SET TASK →
Write out all records as given; omit images.

>> START MATERIAL SUPPLIED

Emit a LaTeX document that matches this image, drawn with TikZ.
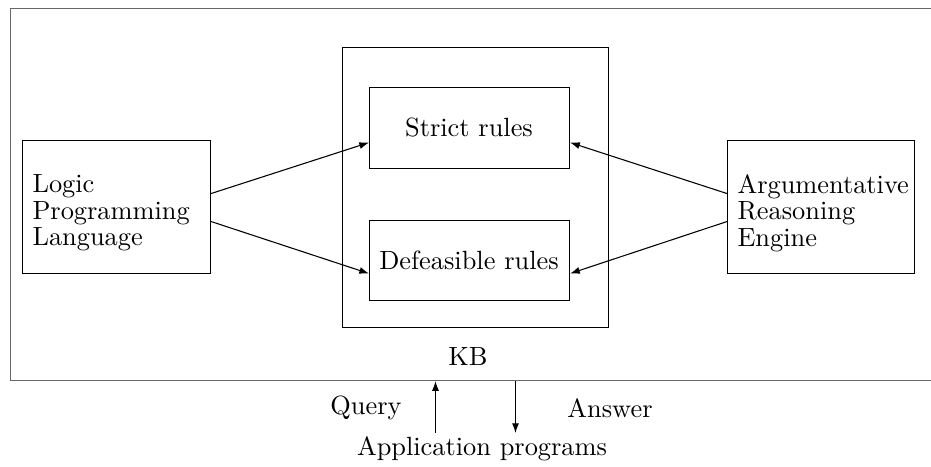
\documentclass[tikz,border=0pt]{standalone}
\usetikzlibrary{arrows.meta,calc}
\begin{document}
\begin{tikzpicture}[x=0.37pt,y=-0.37pt,
  font=\fontsize{9.75}{11}\selectfont,
  box/.style={draw, rectangle, inner sep=0pt, anchor=north west},
  sz/.style 2 args={minimum width=#1*0.37pt, minimum height=#2*0.37pt},
  lbl/.style={inner sep=0pt},
  stack/.style={inner sep=0pt, align=left, anchor=west, font=\fontsize{9.75}{9.8}\selectfont},
  arr/.style={-{Latex[length=3.6pt,width=2.6pt]}},
  outerline/.style={draw=black!60}]
\useasboundingbox (0,0) rectangle (931,467);
\node[box, outerline, sz={930}{372}] (outer) at (10,8) {};
\node[box, sz={266}{280}] (kb) at (342,47) {};
\node[box, sz={200}{81}] (strict) at (369,87) {};
\node[lbl] (strictt) at (469,128) {Strict rules};
\node[box, sz={200}{80}] (defeas) at (369,220) {};
\node[lbl] (defeast) at (469,260) {Defeasible rules};
\node[box, sz={188}{133}] (logic) at (22,140) {};
\node[stack] (logict) at (32,213) {Logic\\Programming\\Language};
\node[box, sz={187}{133}] (arg) at (727,140) {};
\node[stack] (argt) at (737,213) {Argumentative\\Reasoning\\Engine};
\node[lbl] (kbt) at (468,357) {KB};
\node[lbl] (query) at (366,408) {Query};
\node[lbl] (answer) at (610,408) {Answer};
\node[lbl] (app) at (482,449) {Application programs};
\coordinate (q) at (435.5,433);
\coordinate (a) at (515.5,433);
\draw[arr] ($(logic.east)+(0,-13.5)$) -- ($(strict.west)+(0,14.5)$);
\draw[arr] ($(logic.east)+(0,14.5)$) -- ($(defeas.west)+(0,13)$);
\draw[arr] ($(arg.west)+(0,-13.5)$) -- ($(strict.east)+(0,14.5)$);
\draw[arr] ($(arg.west)+(0,14.5)$) -- ($(defeas.east)+(0,13)$);
\draw[arr] (q) -- (q |- outer.south);
\draw[arr] (a |- outer.south) -- (a);
\end{tikzpicture}
\end{document}
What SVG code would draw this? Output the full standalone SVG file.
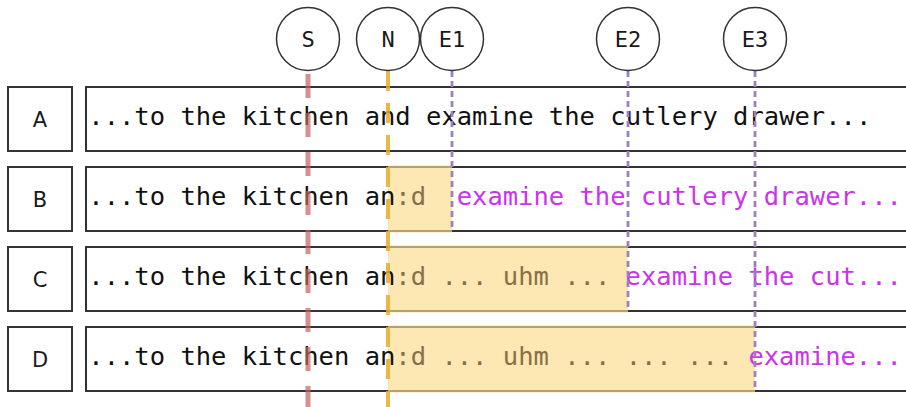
<svg xmlns="http://www.w3.org/2000/svg" width="906" height="407" viewBox="0 0 906 407">
  <style>
    .lbl { fill: #ffffff; stroke: #333333; stroke-width: 2; }
    .lbltxt { font-family: "DejaVu Sans", "Verdana", sans-serif; font-size: 21px; fill: #1a1a1a; text-anchor: middle; }
    .box { fill: #ffffff; stroke: #333333; stroke-width: 2; }
    .hold { fill: rgb(252, 218, 140); fill-opacity: 0.66; stroke: none; }
    .row { font-family: "DejaVu Sans Mono", "Liberation Mono", monospace; font-size: 25.5px; fill: #111111; white-space: pre; }
    .fill { fill: #857048; }
    .new { fill: #cc33ee; }
    .mark { fill: #ffffff; stroke: #333333; stroke-width: 1.5; }
    .marktxt { font-family: "DejaVu Sans Mono", "Liberation Mono", monospace; font-size: 22px; fill: #1a1a1a; text-anchor: middle; }
    .lineS { stroke: #c85f5f; stroke-opacity: 0.7; stroke-width: 5; stroke-dasharray: 24 15; fill: none; }
    .lineN { stroke: #e6ab28; stroke-opacity: 0.85; stroke-width: 4; stroke-dasharray: 20 12; fill: none; }
    .lineE { stroke: #9f80bf; stroke-width: 2.8; stroke-dasharray: 6 4; fill: none; }
  </style>

  <!-- row labels -->
  <g id="label-A"><rect class="lbl" x="8" y="87" width="64" height="64"/><text class="lbltxt" x="40" y="126.5">A</text></g>
  <g id="label-B"><rect class="lbl" x="8" y="167" width="64" height="64"/><text class="lbltxt" x="40" y="206.5">B</text></g>
  <g id="label-C"><rect class="lbl" x="8" y="247" width="64" height="64"/><text class="lbltxt" x="40" y="286.5">C</text></g>
  <g id="label-D"><rect class="lbl" x="8" y="327" width="64" height="64"/><text class="lbltxt" x="40" y="366.5">D</text></g>

  <!-- utterance rows -->
  <g id="row-A">
    <rect class="box" x="86" y="87" width="840" height="64"/>
    <text class="row" x="88.3" y="125">...to the kitchen and examine the cutlery drawer...</text>
  </g>
  <g id="row-B">
    <rect class="box" x="86" y="167" width="840" height="64"/>
    <rect class="hold" x="388" y="165.5" width="64" height="67"/>
    <text class="row" x="88.3" y="205">...to the kitchen an<tspan class="fill">:d</tspan><tspan class="new" x="456.7">examine the cutlery drawer...</tspan></text>
  </g>
  <g id="row-C">
    <rect class="box" x="86" y="247" width="840" height="64"/>
    <rect class="hold" x="388" y="245.5" width="240" height="67"/>
    <text class="row" x="88.3" y="285">...to the kitchen an<tspan class="fill">:d ... uhm ...</tspan><tspan class="new" x="625.6">examine the cut...</tspan></text>
  </g>
  <g id="row-D">
    <rect class="box" x="86" y="327" width="840" height="64"/>
    <rect class="hold" x="388" y="325.5" width="367" height="67"/>
    <text class="row" x="88.3" y="365">...to the kitchen an<tspan class="fill">:d ... uhm ... ... ...</tspan><tspan class="new" x="748.4">examine...</tspan></text>
  </g>

  <!-- time markers -->
  <g id="connectors">
    <line class="lineS" x1="308" y1="74" x2="308" y2="407"/>
    <line class="lineN" x1="388" y1="71" x2="388" y2="407"/>
    <line class="lineE" x1="452" y1="71" x2="452" y2="231"/>
    <line class="lineE" x1="628" y1="71" x2="628" y2="311"/>
    <line class="lineE" x1="755" y1="71" x2="755" y2="391"/>
  </g>

  <g id="mark-S"><circle class="mark" cx="308" cy="39" r="31.5"/><text class="marktxt" x="308" y="47">S</text></g>
  <g id="mark-N"><circle class="mark" cx="388" cy="39" r="31.5"/><text class="marktxt" x="388" y="47">N</text></g>
  <g id="mark-E1"><circle class="mark" cx="452" cy="39" r="31.5"/><text class="marktxt" x="452" y="47">E1</text></g>
  <g id="mark-E2"><circle class="mark" cx="628" cy="39" r="31.5"/><text class="marktxt" x="628" y="47">E2</text></g>
  <g id="mark-E3"><circle class="mark" cx="755" cy="39" r="31.5"/><text class="marktxt" x="755" y="47">E3</text></g>
</svg>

>> END MATERIAL SUPPLIED

EXPECTED ANSWER →
Emit a LaTeX document that matches this image, drawn with TikZ.
\documentclass[tikz,border=0pt]{standalone}
\usetikzlibrary{arrows.meta,calc}
\begin{document}
\begin{tikzpicture}[x=0.37pt,y=-0.37pt,
  font=\fontsize{9.75}{11}\selectfont,
  box/.style={draw, rectangle, inner sep=0pt, anchor=north west},
  sz/.style 2 args={minimum width=#1*0.37pt, minimum height=#2*0.37pt},
  lbl/.style={inner sep=0pt},
  stack/.style={inner sep=0pt, align=left, anchor=west, font=\fontsize{9.75}{9.8}\selectfont},
  arr/.style={-{Latex[length=3.6pt,width=2.6pt]}},
  outerline/.style={draw=black!60}]
\useasboundingbox (0,0) rectangle (931,467);
\node[box, outerline, sz={930}{372}] (outer) at (10,8) {};
\node[box, sz={266}{280}] (kb) at (342,47) {};
\node[box, sz={200}{81}] (strict) at (369,87) {};
\node[lbl] (strictt) at (469,128) {Strict rules};
\node[box, sz={200}{80}] (defeas) at (369,220) {};
\node[lbl] (defeast) at (469,260) {Defeasible rules};
\node[box, sz={188}{133}] (logic) at (22,140) {};
\node[stack] (logict) at (32,213) {Logic\\Programming\\Language};
\node[box, sz={187}{133}] (arg) at (727,140) {};
\node[stack] (argt) at (737,213) {Argumentative\\Reasoning\\Engine};
\node[lbl] (kbt) at (468,357) {KB};
\node[lbl] (query) at (366,408) {Query};
\node[lbl] (answer) at (610,408) {Answer};
\node[lbl] (app) at (482,449) {Application programs};
\coordinate (q) at (435.5,433);
\coordinate (a) at (515.5,433);
\draw[arr] ($(logic.east)+(0,-13.5)$) -- ($(strict.west)+(0,14.5)$);
\draw[arr] ($(logic.east)+(0,14.5)$) -- ($(defeas.west)+(0,13)$);
\draw[arr] ($(arg.west)+(0,-13.5)$) -- ($(strict.east)+(0,14.5)$);
\draw[arr] ($(arg.west)+(0,14.5)$) -- ($(defeas.east)+(0,13)$);
\draw[arr] (q) -- (q |- outer.south);
\draw[arr] (a |- outer.south) -- (a);
\end{tikzpicture}
\end{document}
What SVG code would draw this? Output the full standalone SVG file.
<svg xmlns="http://www.w3.org/2000/svg" width="906" height="407" viewBox="0 0 906 407">
  <style>
    .lbl { fill: #ffffff; stroke: #333333; stroke-width: 2; }
    .lbltxt { font-family: "DejaVu Sans", "Verdana", sans-serif; font-size: 21px; fill: #1a1a1a; text-anchor: middle; }
    .box { fill: #ffffff; stroke: #333333; stroke-width: 2; }
    .hold { fill: rgb(252, 218, 140); fill-opacity: 0.66; stroke: none; }
    .row { font-family: "DejaVu Sans Mono", "Liberation Mono", monospace; font-size: 25.5px; fill: #111111; white-space: pre; }
    .fill { fill: #857048; }
    .new { fill: #cc33ee; }
    .mark { fill: #ffffff; stroke: #333333; stroke-width: 1.5; }
    .marktxt { font-family: "DejaVu Sans Mono", "Liberation Mono", monospace; font-size: 22px; fill: #1a1a1a; text-anchor: middle; }
    .lineS { stroke: #c85f5f; stroke-opacity: 0.7; stroke-width: 5; stroke-dasharray: 24 15; fill: none; }
    .lineN { stroke: #e6ab28; stroke-opacity: 0.85; stroke-width: 4; stroke-dasharray: 20 12; fill: none; }
    .lineE { stroke: #9f80bf; stroke-width: 2.8; stroke-dasharray: 6 4; fill: none; }
  </style>

  <!-- row labels -->
  <g id="label-A"><rect class="lbl" x="8" y="87" width="64" height="64"/><text class="lbltxt" x="40" y="126.5">A</text></g>
  <g id="label-B"><rect class="lbl" x="8" y="167" width="64" height="64"/><text class="lbltxt" x="40" y="206.5">B</text></g>
  <g id="label-C"><rect class="lbl" x="8" y="247" width="64" height="64"/><text class="lbltxt" x="40" y="286.5">C</text></g>
  <g id="label-D"><rect class="lbl" x="8" y="327" width="64" height="64"/><text class="lbltxt" x="40" y="366.5">D</text></g>

  <!-- utterance rows -->
  <g id="row-A">
    <rect class="box" x="86" y="87" width="840" height="64"/>
    <text class="row" x="88.3" y="125">...to the kitchen and examine the cutlery drawer...</text>
  </g>
  <g id="row-B">
    <rect class="box" x="86" y="167" width="840" height="64"/>
    <rect class="hold" x="388" y="165.5" width="64" height="67"/>
    <text class="row" x="88.3" y="205">...to the kitchen an<tspan class="fill">:d</tspan><tspan class="new" x="456.7">examine the cutlery drawer...</tspan></text>
  </g>
  <g id="row-C">
    <rect class="box" x="86" y="247" width="840" height="64"/>
    <rect class="hold" x="388" y="245.5" width="240" height="67"/>
    <text class="row" x="88.3" y="285">...to the kitchen an<tspan class="fill">:d ... uhm ...</tspan><tspan class="new" x="625.6">examine the cut...</tspan></text>
  </g>
  <g id="row-D">
    <rect class="box" x="86" y="327" width="840" height="64"/>
    <rect class="hold" x="388" y="325.5" width="367" height="67"/>
    <text class="row" x="88.3" y="365">...to the kitchen an<tspan class="fill">:d ... uhm ... ... ...</tspan><tspan class="new" x="748.4">examine...</tspan></text>
  </g>

  <!-- time markers -->
  <g id="connectors">
    <line class="lineS" x1="308" y1="74" x2="308" y2="407"/>
    <line class="lineN" x1="388" y1="71" x2="388" y2="407"/>
    <line class="lineE" x1="452" y1="71" x2="452" y2="231"/>
    <line class="lineE" x1="628" y1="71" x2="628" y2="311"/>
    <line class="lineE" x1="755" y1="71" x2="755" y2="391"/>
  </g>

  <g id="mark-S"><circle class="mark" cx="308" cy="39" r="31.5"/><text class="marktxt" x="308" y="47">S</text></g>
  <g id="mark-N"><circle class="mark" cx="388" cy="39" r="31.5"/><text class="marktxt" x="388" y="47">N</text></g>
  <g id="mark-E1"><circle class="mark" cx="452" cy="39" r="31.5"/><text class="marktxt" x="452" y="47">E1</text></g>
  <g id="mark-E2"><circle class="mark" cx="628" cy="39" r="31.5"/><text class="marktxt" x="628" y="47">E2</text></g>
  <g id="mark-E3"><circle class="mark" cx="755" cy="39" r="31.5"/><text class="marktxt" x="755" y="47">E3</text></g>
</svg>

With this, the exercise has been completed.